Embryo watering places, the conception of the "real estate" fraternity whom Bournemouth has set by the ears, line the low shore of Christchurch Bay between Hengistbury Head and Hurst Castle. First comes Highcliffe, this has perhaps the most developed "front," then Barton, nearly two miles from New Milton station, and lastly Milford-on-Sea, the most interesting of them all, but suffering in popularity by reason of the long road, over four miles, that connects it with the nearest stations, Lymington or New Milton; possibly its regular habitues look upon this as a blessing in disguise. Milford is well placed for charming views of the Island: it has good firm sands and a golf links. An interesting church stands back from the sea on the Everton road. The thirteenth-century tower will at once strike the observer as out of the ordinary; the Norman aisles of the church were carried westwards at the time the tower was built and made to open into it through low arches. The early tracery of the windows should be noticed. The addition of transepts and the enlargement of the chancel about 1250 made the church an exceptionally large structure for the originally small village.

Southbourne, one and a half miles south-west of Christchurch, will soon become a mere outer suburb of Bournemouth. It almost touches Boscombe, that eastern extension of the great town that has sprung into being within the last fifty years. Southbourne is said to be bracing; it is certainly a great contrast to the bustle and glitter of its great neighbour. There is a kind of snobbishness that strikes to decry any large or popular resort, seemingly because it is large and popular, but surely there must be some virtue in these huge watering places that attract so many year after year, and if Southbourne pleases only Tom, and Bournemouth Dick and Harry and their friends, well, good health to them! That their favourite town does not start off a new chapter may offend the latter, but they will perhaps admit that although it is on the west side of the Avon the town among the pines forms, with its sandy chines and the trees that gave it its first claim to popular favour, an extension and outlier of the great series of heath and woodland that has just been traversed and that it makes a fitting geographical termination to south-western Hants.

Though the pines themselves have not been planted much longer than a hundred years, they now appear as the only relics of a lonely and rather bare tract of uncultivable desert. Local historians claim that the beginnings of Bournemouth were made in 1810, but it would appear that only two or three houses existed by the lonely wastes of sand in the first few years of the Victorian era. One of these was an adjunct to a decoy pond for wild fowl. The parish itself was not formed until 1894, and although fashionable streets and fine churches and a super-excellent "Winter-garden" had been erected when the writer first saw the town, not much more than twenty years ago, the front was extremely "raw" and the only shelter during a shower was a large tent on the sands that, on one never-to-be-forgotten occasion, collapsed during a squall upon the crowd of lightly-clad holiday-makers beneath. But this is a very dim and distant past for Bournemouth, the "Sandbourne" of the Wessex novels. The town is now as well conducted as any on the English coast. It is large enough and has a sufficient permanent population to justify its inclusion in the ranks of the county boroughs. It is becoming almost as popular as Ventnor with those who suffer from weak lungs, though it can be very cold here in January.

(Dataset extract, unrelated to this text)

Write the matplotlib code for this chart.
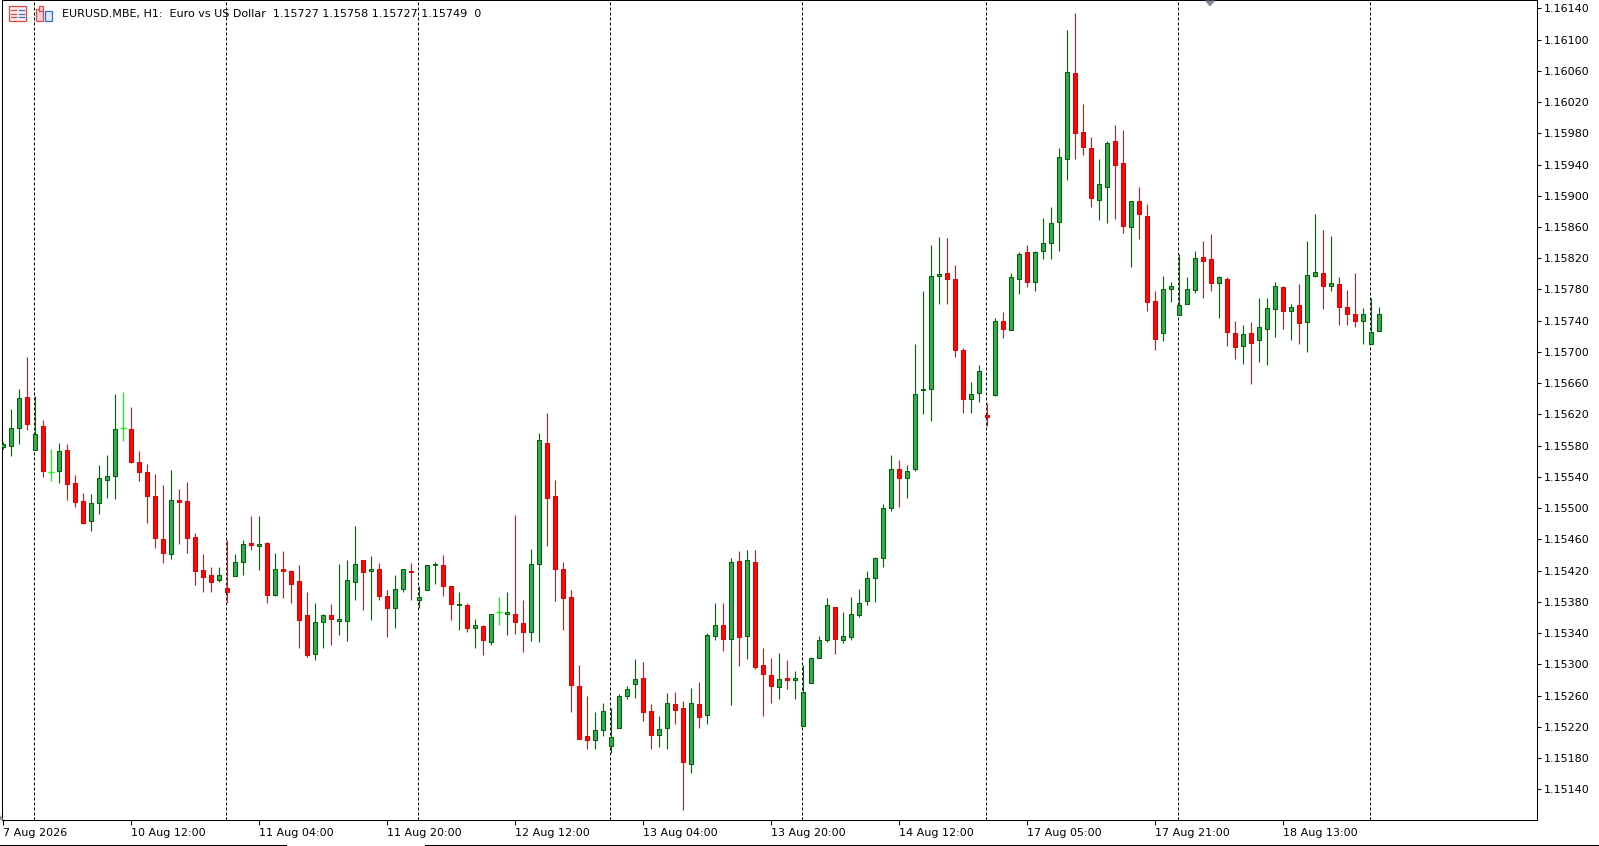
import numpy as np
import matplotlib
matplotlib.use("Agg")
import matplotlib.pyplot as plt
from matplotlib.patches import Polygon, Rectangle

# ---------------- data (prices in points, 1 point = 0.00001) ----------------
PRICE_SCALE = 1e5
symbol_title = "EURUSD.MBE, H1:  Euro vs US Dollar"

open_pts = [
    115578, 115580, 115602, 115642, 115575, 115605, 115546, 115547, 115574, 115532,
    115509, 115483, 115507, 115536, 115541, 115602, 115601, 115559, 115546, 115516,
    115461, 115441, 115511, 115509, 115463, 115421, 115414, 115408, 115398, 115413,
    115431, 115455, 115452, 115455, 115389, 115422, 115419, 115407, 115363, 115313,
    115354, 115363, 115356, 115356, 115406, 115433, 115420, 115422, 115387, 115372,
    115397, 115420, 115383, 115395, 115427, 115427, 115400, 115376, 115376, 115347,
    115349, 115328, 115367, 115365, 115364, 115353, 115342, 115429, 115583, 115515,
    115422, 115386, 115272, 115208, 115203, 115216, 115195, 115218, 115260, 115275,
    115282, 115240, 115209, 115218, 115249, 115244, 115173, 115249, 115235, 115336,
    115350, 115333, 115432, 115336, 115431, 115299, 115286, 115271, 115282, 115280,
    115221, 115276, 115308, 115331, 115374, 115331, 115335, 115363, 115381, 115410,
    115436, 115500, 115550, 115539, 115550, 115651, 115652, 115797, 115801, 115793,
    115702, 115640, 115648, 115619, 115645, 115739, 115728, 115793, 115828, 115789,
    115829, 115840, 115866, 115947, 116057, 115981, 115961, 115895, 115911, 115970,
    115942, 115860, 115893, 115874, 115765, 115724, 115781, 115747, 115761, 115779,
    115821, 115819, 115788, 115794, 115724, 115707, 115724, 115715, 115730, 115755,
    115783, 115752, 115760, 115738, 115797, 115801, 115784, 115787, 115757, 115749,
    115739, 115710, 115727]
high_pts = [
    115585, 115627, 115653, 115694, 115643, 115613, 115576, 115583, 115582, 115542,
    115520, 115518, 115555, 115568, 115646, 115649, 115629, 115573, 115556, 115544,
    115530, 115549, 115524, 115533, 115468, 115441, 115425, 115425, 115459, 115441,
    115459, 115490, 115490, 115457, 115443, 115445, 115421, 115427, 115393, 115379,
    115365, 115377, 115428, 115434, 115477, 115433, 115439, 115430, 115395, 115414,
    115422, 115430, 115400, 115427, 115431, 115440, 115400, 115393, 115379, 115358,
    115351, 115365, 115386, 115392, 115491, 115383, 115448, 115596, 115622, 115536,
    115431, 115395, 115299, 115260, 115239, 115251, 115244, 115262, 115272, 115307,
    115303, 115249, 115234, 115263, 115264, 115253, 115270, 115277, 115340, 115379,
    115379, 115436, 115445, 115446, 115446, 115321, 115308, 115314, 115306, 115291,
    115299, 115310, 115336, 115385, 115374, 115367, 115386, 115396, 115419, 115437,
    115505, 115568, 115562, 115555, 115710, 115778, 115837, 115847, 115846, 115811,
    115705, 115661, 115683, 115634, 115744, 115751, 115801, 115828, 115837, 115829,
    115872, 115885, 115961, 116112, 116134, 116017, 115975, 115947, 115970, 115990,
    115984, 115893, 115911, 115889, 115778, 115797, 115790, 115826, 115796, 115829,
    115842, 115851, 115797, 115796, 115740, 115735, 115738, 115769, 115769, 115790,
    115785, 115761, 115787, 115842, 115876, 115856, 115848, 115796, 115779, 115801,
    115756, 115769, 115758]
low_pts = [
    115576, 115567, 115582, 115600, 115575, 115540, 115535, 115532, 115510, 115501,
    115480, 115471, 115492, 115513, 115512, 115586, 115558, 115535, 115481, 115449,
    115430, 115435, 115454, 115443, 115402, 115392, 115393, 115406, 115378, 115413,
    115415, 115447, 115421, 115379, 115387, 115385, 115379, 115321, 115310, 115306,
    115321, 115325, 115338, 115330, 115383, 115370, 115357, 115383, 115335, 115347,
    115392, 115383, 115372, 115395, 115403, 115387, 115357, 115344, 115342, 115321,
    115312, 115325, 115351, 115337, 115339, 115316, 115330, 115328, 115451, 115381,
    115344, 115239, 115205, 115191, 115191, 115208, 115187, 115218, 115255, 115257,
    115227, 115191, 115194, 115192, 115224, 115114, 115161, 115218, 115224, 115331,
    115317, 115248, 115298, 115307, 115294, 115234, 115250, 115255, 115268, 115255,
    115221, 115276, 115308, 115328, 115313, 115327, 115331, 115360, 115376, 115380,
    115424, 115496, 115502, 115513, 115547, 115621, 115612, 115762, 115762, 115693,
    115622, 115622, 115636, 115605, 115644, 115718, 115728, 115774, 115783, 115778,
    115819, 115819, 115829, 115920, 115947, 115952, 115886, 115869, 115865, 115870,
    115852, 115809, 115844, 115753, 115702, 115714, 115764, 115747, 115761, 115775,
    115769, 115778, 115744, 115708, 115691, 115685, 115659, 115687, 115683, 115719,
    115730, 115715, 115710, 115700, 115796, 115755, 115778, 115735, 115734, 115732,
    115710, 115710, 115727]
close_pts = [
    115582, 115603, 115641, 115608, 115595, 115547, 115546, 115573, 115531, 115508,
    115481, 115506, 115539, 115541, 115601, 115602, 115559, 115546, 115516, 115462,
    115442, 115510, 115508, 115462, 115419, 115412, 115406, 115415, 115392, 115431,
    115454, 115453, 115454, 115389, 115422, 115420, 115403, 115357, 115312, 115354,
    115363, 115358, 115358, 115408, 115429, 115418, 115422, 115388, 115372, 115396,
    115422, 115418, 115386, 115427, 115428, 115400, 115377, 115377, 115346, 115350,
    115331, 115364, 115367, 115367, 115354, 115341, 115428, 115587, 115513, 115422,
    115385, 115273, 115205, 115203, 115216, 115240, 115207, 115259, 115269, 115281,
    115239, 115210, 115217, 115251, 115241, 115175, 115250, 115233, 115337, 115351,
    115332, 115431, 115335, 115433, 115297, 115287, 115272, 115281, 115280, 115283,
    115264, 115308, 115331, 115376, 115333, 115336, 115364, 115379, 115411, 115436,
    115500, 115550, 115538, 115548, 115646, 115653, 115797, 115800, 115794, 115703,
    115640, 115646, 115676, 115617, 115740, 115729, 115796, 115826, 115790, 115828,
    115839, 115865, 115949, 116058, 115980, 115962, 115897, 115915, 115968, 115939,
    115861, 115893, 115876, 115764, 115717, 115780, 115784, 115760, 115780, 115820,
    115817, 115788, 115796, 115725, 115706, 115723, 115712, 115732, 115756, 115784,
    115753, 115758, 115737, 115798, 115802, 115785, 115788, 115758, 115748, 115740,
    115748, 115726, 115749]

# time axis (bar index of each label) and day-separator bars
tick_bars = [0, 16, 32, 48, 64, 80, 96, 112, 128, 144, 160]
tick_labels = ["7 Aug 2026", "10 Aug 12:00", "11 Aug 04:00", "11 Aug 20:00",
               "12 Aug 12:00", "13 Aug 04:00", "13 Aug 20:00", "14 Aug 12:00",
               "17 Aug 05:00", "17 Aug 21:00", "18 Aug 13:00"]
day_start_bars = [4, 28, 52, 76, 100, 123, 147, 171]

price_ticks_pts = list(range(115140, 116141, 40))

# ---------------- figure ----------------
W, H = 1599, 846
fig = plt.figure(figsize=(W / 100, H / 100), dpi=100)
fig.patch.set_facecolor("white")

def fx(px):
    return px / W

def fy(py):
    return 1 - py / H

FS = 8.0

ax_left, ax_right, ax_top, ax_bottom = 2.3, 1537.3, 0.5, 820.0
ax = fig.add_axes([fx(ax_left), fy(ax_bottom), (ax_right - ax_left) / W,
                   (ax_bottom - ax_top) / H])
ax.set_facecolor("white")

O = np.array(open_pts) / PRICE_SCALE
Hh = np.array(high_pts) / PRICE_SCALE
Lo = np.array(low_pts) / PRICE_SCALE
C = np.array(close_pts) / PRICE_SCALE
x = np.arange(len(O))

up = C > O
dn = C < O
dj = C == O

green_fill = "#33a852"
green_edge = "#006400"
red_fill = "#f20c0c"
red_edge = "#e00000"
red_wick = "#c81e1e"
lime = "#00ff00"

# day separators
for b in day_start_bars:
    ax.axvline(b - 0.125, color="black", lw=0.72, dashes=(3, 2), zorder=1)

# wicks
ax.vlines(x[up], Lo[up], Hh[up], colors=green_edge, lw=0.8, zorder=2)
ax.vlines(x[dn], Lo[dn], Hh[dn], colors=red_wick, lw=0.8, zorder=2)
ax.vlines(x[dj], Lo[dj], Hh[dj], colors=lime, lw=0.8, zorder=2)

# bodies
bw = 0.5
ax.bar(x[up], (C - O)[up], bottom=O[up], width=bw, color=green_fill,
       edgecolor=green_edge, linewidth=0.75, zorder=3)
ax.bar(x[dn], (O - C)[dn], bottom=C[dn], width=bw, color=red_fill,
       edgecolor=red_edge, linewidth=0.75, zorder=3)
ax.hlines(O[dj], x[dj] - 0.36, x[dj] + 0.36, colors=lime, lw=1.0, zorder=3)

# scales
px_per_bar = 8.0
bar0_px = 3.3
ax.set_xlim((ax_left - bar0_px) / px_per_bar, (ax_right - bar0_px) / px_per_bar)
px_per_price = 78100.0
p_ref, y_ref = 1.16140, 8.3
ax.set_ylim(p_ref - (ax_bottom - y_ref) / px_per_price,
            p_ref + (y_ref - ax_top) / px_per_price)

for s in ax.spines.values():
    s.set_color("black")
    s.set_linewidth(0.75)

ax.yaxis.tick_right()
ax.set_yticks(np.array(price_ticks_pts) / PRICE_SCALE)
ax.set_yticklabels([f"{p / PRICE_SCALE:.5f}" for p in price_ticks_pts])
ax.tick_params(axis="y", direction="out", length=3, width=0.75, pad=1.5,
               labelsize=FS, colors="black", left=False, right=True)

ax.set_xticks(tick_bars)
ax.set_xticklabels(tick_labels, ha="left")
ax.set_xticks([b - 0.125 for b in day_start_bars], minor=True)
ax.tick_params(axis="x", which="major", direction="out", length=3.5, width=0.75,
               pad=2.0, labelsize=FS, colors="black")
ax.tick_params(axis="x", which="minor", direction="in", length=2.5, width=0.75)

# header
hdr = (f"{symbol_title}  {O[-1]:.5f} {Hh[-1]:.5f} {Lo[-1]:.5f} {C[-1]:.5f}  0")
fig.text(fx(62.5), fy(14), hdr, fontsize=FS, color="black",
         ha="left", va="center", family="DejaVu Sans")

# header icons
def fig_rect(x0, y0, w, h, **kw):
    r = Rectangle((fx(x0), fy(y0 + h)), w / W, h / H,
                  transform=fig.transFigure, **kw)
    fig.add_artist(r)

fig_rect(8.5, 6.5, 17.5, 15, facecolor="#fff0f0", edgecolor="#e04848", lw=0.9)
for yy in (10.5, 14, 17.5):
    fig.add_artist(plt.Line2D([fx(10.5), fx(16)], [fy(yy), fy(yy)],
                              transform=fig.transFigure, color="#e04848", lw=0.9))
    fig.add_artist(plt.Line2D([fx(18.5), fx(24)], [fy(yy), fy(yy)],
                              transform=fig.transFigure, color="#2f6fd0", lw=0.9))
fig_rect(35.5, 9, 7, 12.5, facecolor="#fbd3d3", edgecolor="#e04848", lw=0.9)
fig_rect(39, 6, 4, 5, facecolor="#fbd3d3", edgecolor="#e04848", lw=0.9)
fig_rect(45, 11, 7, 10.5, facecolor="#dbe9fb", edgecolor="#2f6fd0", lw=0.9)

# chart-shift marker at top and small marker at bottom-left
fig.add_artist(Polygon([(fx(1204.7), fy(0.5)), (fx(1215.3), fy(0.5)),
                        (fx(1210), fy(6.5))], closed=True,
                       transform=fig.transFigure, facecolor="#7f8a99",
                       edgecolor="none"))
fig.add_artist(Polygon([(fx(0), fy(815)), (fx(0), fy(820)), (fx(4), fy(820))],
                       closed=True, transform=fig.transFigure,
                       facecolor="#8a96a6", edgecolor="none"))

# bottom tab bar outlines
for xa, xb in ((0, 286), (425, W)):
    fig.add_artist(plt.Line2D([fx(xa), fx(xb)], [fy(844.5), fy(844.5)],
                              transform=fig.transFigure, color="black", lw=0.75))

fig.savefig("out.png", dpi=100, facecolor="white")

Bournemouth will be found a convenient centre, or rather starting point, for the exploration of the beautiful Wessex coast. From the pier large and comfortable steamers make the passage to Swanage, Weymouth, Lyme and further afield. Another advantage which these large towns have for the ordinary tourist is that he may generally count upon getting some sort of roof to cover him when in the smaller coast resorts lodgings are not merely at a premium but simply unobtainable at any price.